On his income tax returns, my father would always write “farmer” as his profession. It was only a marginally accurate description of a job that required equal measures of animal-husbandry knowledge and marketing mojo. During the summer, his job also became mine, and since my dad was never one for coddling, he’d instruct the foreman to give me one of the farm's lesser-envied tasks -- cleaning up the fencerows.
Summer on the edge of the Ohio valley is usually humid (at least up until August) and always hot. The air hangs torpid and heavy, sheltered from cooling breezes by a bowl-like topography. And as long as there’s at least a little rain, the grass grows and grows and keeps on growing. Our farm wasn’t all that large, but it was subdivided by loops of tar-coated fence, miles of it. Regular sweeps with the riding- and tractor-drawn mowers kept the grass in check everywhere except directly under the fencerows, where it stood up like a cowlick. That was where I came in.

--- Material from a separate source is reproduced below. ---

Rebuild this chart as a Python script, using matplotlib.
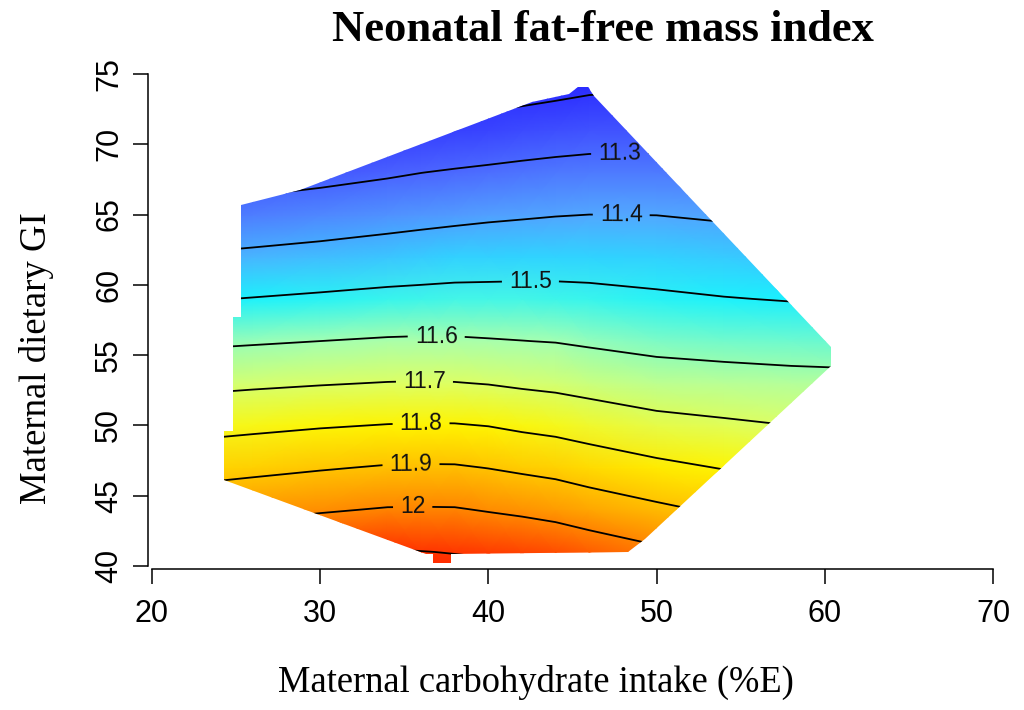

The foreman would load me, a weedeater, a fuel tank and a jug of water into the creaky red pickup. I’d be set down at the start of a row, my fuel and water dropped off a place the foreman estimated I could reach by noon. The weedeater usually took a few cranks to start, and by the time I got it going the pickup would’ve receded into the distance. Sweat already starting at the back of my neck, I’d look down the row and think, There’s just no way.
There was a way, of course, and it was simple: You go from one post to the next until you’re done and you don’t stare down that never-ending, confidence-breaking stretch of fence. It was a lesson well-learned, one I try to remember whenever I’m looking at an even-longer expanse -- that of a blank sheet of paper.